Underwater Biomimetic Lateral Line Sensor Based on Triboelectric Nanogenerator for Dynamic Pressure Monitoring and Trajectory Perception

• Published in: Small (Weinheim an der Bergstrasse, Germany) Vol. 20; no. 19; p. e2308491
• Main Authors: Liu, Jianhua, Xu, Peng, Liu, Bo, Xi, Ziyue, Li, Yuanzheng, Guo, Linan, Guan, Tangzhen, Zhu, Peng, Meng, Zhaochen, Wang, Siyuan, Wang, Hao, Xu, Minyi
• Format: Journal Article
• Language: English
• Published: Germany Wiley Subscription Services, Inc 01.05.2024
• Subjects: Animals; Biomimetic Materials - chemistry; Biomimetics; Biomimetics - instrumentation; Biomimetics - methods; Dynamic pressure; Fish; Lateral Line System - physiology; Nanogenerators; Nanotechnology - instrumentation; Nanotechnology - methods; Optical measuring instruments; Perception; Pressure; Pressure sensors; Robotics - instrumentation; Sensors; Signal monitoring; Trajectories; Underwater; triboelectric nanogenerators; dynamic pressure monitoring; biomimetic lateral line sensor; self‐powered
• ISSN: 1613-6810; 1613-6829; 1613-6829
• DOI: 10.1002/smll.202308491

Developing desirable sensors is crucial for underwater perceptions and operations.

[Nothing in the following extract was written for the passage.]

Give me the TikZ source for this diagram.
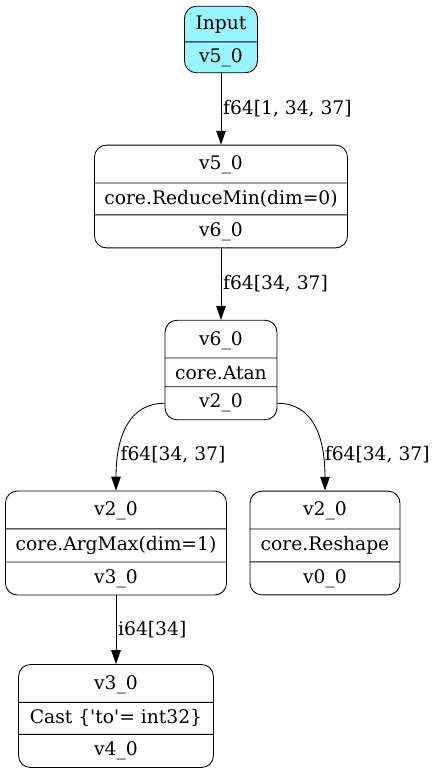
\documentclass[tikz,border=0pt]{standalone}
\usepackage{fontspec}
\setmainfont{DejaVu Serif}
\usetikzlibrary{shapes.multipart, arrows.meta}
\definecolor{inputcyan}{HTML}{98F5FF}
\tikzset{
	op/.style={rectangle split, rectangle split parts=3, draw=black, fill=white, rounded corners=5.5pt, text height=8pt, text depth=2.6pt, inner ysep=3.2pt, font=\fontsize{8.6}{11}\selectfont},
	lbl/.style={anchor=west, inner xsep=0.8pt, font=\fontsize{8.6}{11}\selectfont},
	flow/.style={-{Triangle[length=6.4pt, width=4.4pt]}}
}
\begin{document}
\begin{tikzpicture}[line cap=round, line join=round, x=0.46pt, y=-0.46pt]
	\useasboundingbox (0, 0) rectangle (434, 774);
	% Input layer
	\node [op, rectangle split parts=2, fill=inputcyan, inner ysep=2.7pt, minimum width=33.6pt] (node-input) at (221, 39.5) {Input \nodepart{two} v5\_0};
	% Reduce layer
	\node [op, minimum width=116.4pt] (node-reduce) at (221, 196.5) {v5\_0 \nodepart{two} core.ReduceMin(dim=0) \nodepart{three} v6\_0};
	% Atan layer
	\node [op, minimum width=51.5pt] (node-atan) at (221, 370) {v6\_0 \nodepart{two} core.Atan \nodepart{three} v2\_0};
	% Third layer
	\node [op, minimum width=101.7pt] (node-argmax) at (116, 543) {v2\_0 \nodepart{two} core.ArgMax(dim=1) \nodepart{three} v3\_0};
	\node [op, minimum width=69pt] (node-reshape) at (325, 543) {v2\_0 \nodepart{two} core.Reshape \nodepart{three} v0\_0};
	% Cast layer
	\node [op, minimum width=89.7pt] (node-cast) at (116, 716) {v3\_0 \nodepart{two} Cast \{\textquotesingle to\textquotesingle= int32\} \nodepart{three} v4\_0};
	% Straight arrows
	\draw [flow] (node-input) -- node [lbl] {f64[1, 34, 37]} (node-reduce);
	\draw [flow] (node-reduce) -- node [lbl] {f64[34, 37]} (node-atan);
	\draw [flow] (node-argmax) -- node [lbl] {i64[34]} (node-cast);
	% Curved arrows
	\draw [flow] (node-atan.three west) .. controls +(-35, 0) and +(0, -55) .. node [lbl, pos=0.76] {f64[34, 37]} (node-argmax.north);
	\draw [flow] (node-atan.three east) .. controls +(35, 0) and +(0, -55) .. node [lbl, pos=0.76] {f64[34, 37]} (node-reshape.north);
\end{tikzpicture}
\end{document}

The perceiving organs of marine creatures have greatly evolved to react accurately and promptly underwater. Inspired by the fish lateral line, this study proposes a triboelectric dynamic pressure sensor for underwater perception. The biomimetic lateral line sensor (BLLS) has high sensitivity to the disturbance amplitude/frequency, good adaptability to underwater environments and (relative) low cost. The sensors are deployed at the bottom of the test basin to perceive various moving objects, such as a robotic fish, robotic seal, etc. By analyzing the electrical signal of the sensor, the motion parameters of the objects passed over can be obtained. By monitoring signal variations across multiple sensors, the ability to sense different disturbance movement trajectories, including linear and angular trajectories, is achievable. The study will prove significant in forming an unconventional underwater perceiving method, which can back‐up the sonic/optical sensors when are impaired in complex underwater environments.